The new body in charge of cleaning up Britain's civil nuclear sites today pledges to cut the decommissioning time at some stations by 100 years, down to just 25.

But the Nuclear Decommissioning Authority (NDA) predicts that the cost of its work at the 20 nuclear sites across the country is likely to be "significantly" higher than the £56 billion already predicted.

And it warns its ambitious targets, detailed in the NDA's first draft strategy published today, can only be achieved if the government is willing to take prompt decisions on how to store or dispose of nuclear waste.

NDA chairman Sir Anthony Cleaver said he was committed to achieving clean up in a cost effective, safe, quick and environmentally friendly way.

"Our mission is to deliver a world class programme of safe, cost-effective, accelerated and environmentally responsible decommissioning of the UK's civil nuclear legacy in an open and transparent manner and with due regard to socio-economic impacts on our communities," he said.

Sir Anthony added: "The costs of decommissioning and clean up are already substantial and, if other countries' experiences are a guide, projected costs will almost certainly rise. Nevertheless, we are also confident that by introducing competition and encouraging innovation we can, over time, drive these costs down."

The huge cost of the clean up operation will add weight to opponents of nuclear power, which many predict will form part of the government's efforts to reduce carbon emissions.

Although it has no plans to build any more nuclear power stations, ministers have refused to rule the option out - a position that has left many angry.

Liberal Democrat energy spokesman Andrew Stunnel said today's announcement was the "first dose of official realism there has been over the fantastic costs of the nuclear industry".

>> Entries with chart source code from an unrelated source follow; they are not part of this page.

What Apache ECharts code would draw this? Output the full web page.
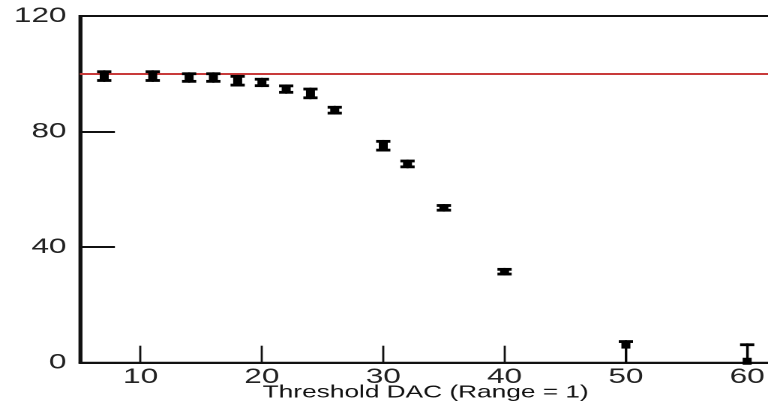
<!DOCTYPE html>
<html>
<head>
<meta charset="utf-8">
<script src="https://cdn.jsdelivr.net/npm/echarts@6/dist/echarts.min.js"></script>
<style>
html,body{margin:0;padding:0;background:#fff;overflow:hidden;width:768px;height:407px;}
#c{width:520px;height:407px;transform:scaleX(1.5);transform-origin:0 0;}
</style>
</head>
<body>
<div id="c"></div>
<script>
// Data
const thresholdDAC = [7, 11, 14, 16, 18, 20, 22, 24, 26, 30, 32, 35, 40, 50, 60];
const efficiency   = [99.2, 99.2, 98.7, 98.7, 97.6, 97.0, 94.7, 93.2, 87.4, 75.1, 68.8, 53.6, 31.5, 6.1, 0.5];
const errLow       = [2, 2, 1.8, 1.8, 2, 1.6, 1.6, 2, 1.5, 2, 1.5, 1.3, 1.3, 6.1, 0.5];
const errHigh      = [2, 2, 1.8, 1.8, 2, 1.6, 1.6, 2, 1.5, 2, 1.5, 1.3, 1.3, 1.7, 6.2];
const xTickValues  = [10, 20, 30, 40, 50, 60];
const yTickValues  = [0, 40, 80, 120];
const referenceLevel = 100;
const xAxisTitle = 'Threshold DAC (Range = 1)';

const data = thresholdDAC.map((x, i) => [x, efficiency[i], efficiency[i] - errLow[i], efficiency[i] + errHigh[i]]);

const chart = echarts.init(document.getElementById('c'), null, {renderer: 'canvas', devicePixelRatio: 2});
const font = 'Liberation Sans, Arial, sans-serif';

chart.setOption({
  animation: false,
  backgroundColor: '#ffffff',
  grid: {left: 53.3, right: 5.7, top: 16, bottom: 44.3, show: true, borderColor: '#111', borderWidth: 2,
         backgroundColor: 'transparent', containLabel: false, outerBoundsMode: 'none'},
  xAxis: {
    type: 'value', min: 5, max: 62,
    axisLine: {show: true, lineStyle: {color: '#111', width: 2}},
    axisTick: {show: true, inside: true, length: 17, lineStyle: {color: '#111', width: 1.4}, customValues: xTickValues},
    axisLabel: {show: true, margin: 4, fontSize: 21, fontFamily: font, color: '#222', customValues: xTickValues},
    splitLine: {show: false},
    name: xAxisTitle, nameLocation: 'middle', nameGap: 30, nameMoveOverlap: false,
    nameTextStyle: {fontSize: 17.5, fontFamily: font, color: '#111', verticalAlign: 'middle', lineHeight: 18, padding: [0, 0, 0, 0]}
  },
  yAxis: {
    type: 'value', min: 0, max: 120, interval: 40,
    axisLine: {show: true, lineStyle: {color: '#111', width: 2}},
    axisTick: {show: true, inside: true, length: 23.3, lineStyle: {color: '#111', width: 2}},
    axisLabel: {show: true, margin: 9, fontSize: 21, fontFamily: font, color: '#222'},
    splitLine: {show: false}
  },
  series: [
    {
      type: 'line', z: 1, silent: true,
      data: [],
      markLine: {
        silent: true, symbol: 'none', label: {show: false},
        lineStyle: {color: '#c83a3a', width: 2, type: 'solid'},
        data: [{yAxis: referenceLevel}]
      }
    },
    {
      type: 'custom', z: 5, clip: false,
      data: data,
      renderItem: function (params, api) {
        const x = api.value(0), y = api.value(1), lo = api.value(2), hi = api.value(3);
        const c = api.coord([x, y]);
        const pt = api.coord([x, hi]);
        const pb = api.coord([x, lo]);
        const capW = 9.5, capH = 2.8, bodyW = 6;
        const span = pb[1] - pt[1];
        const bodyH = Math.min(span, 7);
        const style = {fill: '#000'};
        const children = [
          {type: 'rect', shape: {x: c[0] - 0.7, y: pt[1], width: 1.4, height: span}, style: style},
          {type: 'rect', shape: {x: c[0] - capW / 2, y: pt[1], width: capW, height: capH}, style: style},
          {type: 'rect', shape: {x: c[0] - bodyW / 2, y: c[1] - bodyH / 2, width: bodyW, height: bodyH}, style: style}
        ];
        if (lo > 0) {
          children.push({type: 'rect', shape: {x: c[0] - capW / 2, y: pb[1] - capH, width: capW, height: capH}, style: style});
        }
        return {type: 'group', children: children};
      }
    }
  ]
});
</script>
</body>
</html>
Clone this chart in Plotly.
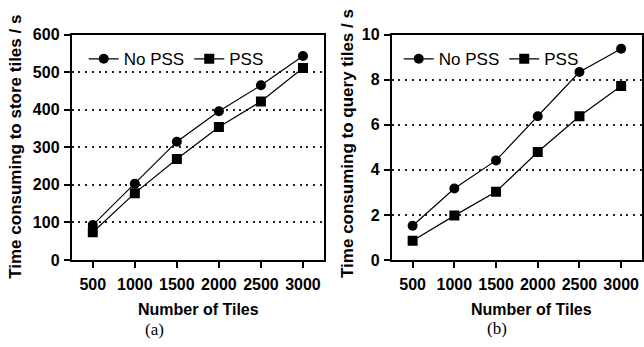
import plotly.graph_objects as go

tiles = [500, 1000, 1500, 2000, 2500, 3000]
store_no_pss = [93, 203, 315, 396, 465, 543]
store_pss = [74, 178, 269, 354, 422, 511]
query_no_pss = [1.52, 3.17, 4.42, 6.38, 8.34, 9.37]
query_pss = [0.85, 1.97, 3.03, 4.79, 6.38, 7.72]

W, H = 644, 347
fig = go.Figure()

line = dict(color="black", width=1.2)
fig.add_trace(go.Scatter(x=tiles, y=store_no_pss, name="No PSS", mode="lines+markers",
                         line=line, marker=dict(symbol="circle", size=10, color="black"),
                         xaxis="x", yaxis="y", legend="legend"))
fig.add_trace(go.Scatter(x=tiles, y=store_pss, name="PSS", mode="lines+markers",
                         line=line, marker=dict(symbol="square", size=10, color="black"),
                         xaxis="x", yaxis="y", legend="legend"))
fig.add_trace(go.Scatter(x=tiles, y=query_no_pss, name="No PSS", mode="lines+markers",
                         line=line, marker=dict(symbol="circle", size=10, color="black"),
                         xaxis="x2", yaxis="y2", legend="legend2"))
fig.add_trace(go.Scatter(x=tiles, y=query_pss, name="PSS", mode="lines+markers",
                         line=line, marker=dict(symbol="square", size=10, color="black"),
                         xaxis="x2", yaxis="y2", legend="legend2"))

SANS = "Liberation Sans"
tickfont = dict(family=SANS, size=16, color="black", weight="bold")
ydom = [(H - 265) / H, (H - 28) / H]

xcommon = dict(range=[250, 3250], tickvals=tiles, ticks="outside", ticklen=6, tickwidth=2,
               tickcolor="black", showline=True, linecolor="black", linewidth=2, mirror=True,
               showgrid=False, zeroline=False, tickfont=tickfont, ticklabelstandoff=3)
ycommon = dict(ticks="outside", ticklen=6, tickwidth=2, tickcolor="black", showline=True,
               linecolor="black", linewidth=2, mirror=True, showgrid=True, gridcolor="#222",
               griddash="2px,4.7px", gridwidth=2, zeroline=False, tickfont=tickfont, domain=ydom,
               ticklabelstandoff=1)

legfont = dict(family=SANS, size=17, color="black")
fig.update_layout(
    width=W, height=H, margin=dict(l=0, r=0, t=0, b=0),
    paper_bgcolor="white", plot_bgcolor="white",
    xaxis=dict(domain=[72 / W, 325 / W], anchor="y", **xcommon),
    yaxis=dict(range=[0, 600], tickvals=[0, 100, 200, 300, 400, 500, 600], anchor="x", **ycommon),
    xaxis2=dict(domain=[393 / W, 1.0], anchor="y2", **xcommon),
    yaxis2=dict(range=[0, 10], tickvals=[0, 2, 4, 6, 8, 10], anchor="x2", **ycommon),
    legend=dict(orientation="h", x=84 / W, y=1 - 35 / H, xanchor="left", yanchor="top",
                font=legfont, bgcolor="rgba(0,0,0,0)", itemwidth=30, tracegroupgap=0),
    legend2=dict(orientation="h", x=400 / W, y=1 - 35 / H, xanchor="left", yanchor="top",
                 font=legfont, bgcolor="rgba(0,0,0,0)", itemwidth=30, tracegroupgap=0),
    showlegend=True,
)

titlefont = dict(family=SANS, size=17, color="black", weight="bold")
serif = dict(family="Liberation Serif", size=17, color="black")
ann = [
    dict(text="Time consuming to store tiles / s", x=16 / W, y=1 - 146 / H, textangle=-90, font=titlefont),
    dict(text="Time consuming to query tiles / s", x=348 / W, y=1 - 142 / H, textangle=-90, font=titlefont),
    dict(text="Number of Tiles", x=199 / W, y=1 - 317 / H, font=dict(titlefont, size=16)),
    dict(text="Number of Tiles", x=533 / W, y=1 - 317 / H, font=dict(titlefont, size=16)),
    dict(text="(a)", x=155 / W, y=1 - 338 / H, font=serif),
    dict(text="(b)", x=499 / W, y=1 - 337 / H, font=serif),
]
for a in ann:
    fig.add_annotation(xref="paper", yref="paper", showarrow=False, xanchor="center", yanchor="middle", **a)

fig.write_html("out.html")
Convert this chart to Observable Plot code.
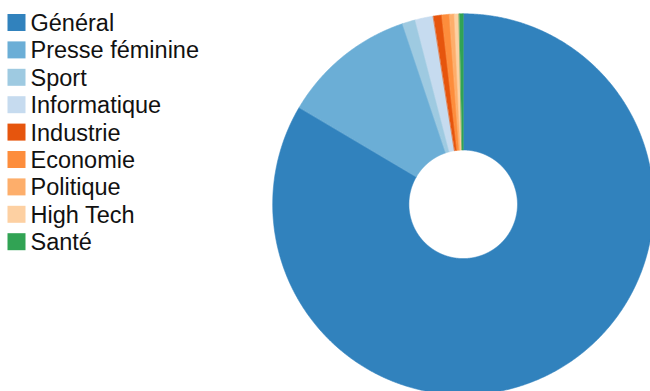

He said it "blows away" the argument for relying on nuclear power as a way to tackle climate change, and while he accepts the clean up work is necessary, urged the government to ensure it never happened again.

Among the pledges made by the NDA are a commitment to creating new solutions for the disposal of low level waste, and evaluating options for temporarily storing of intermediate level waste (ILW), as well as a consultation to agree end dates for all sites.

It stressed that some of this depends on other government agencies, however, in particular the committee on radioactive waste management (CoRWM) which is due to deliver its recommendations to the government by July next year.

The NDA report says there are "huge benefits" to be had from the early clearance of some stations and the availability of long-term ILM management arrangements but stresses achieving the latter depends on the government taking quick decisions.

"Any delay by the government in taking these decisions would have significant implications for accelerated decommissioning and ILW interim storage, as well as our ability to achieve early site closure and reduce overall cost," it says.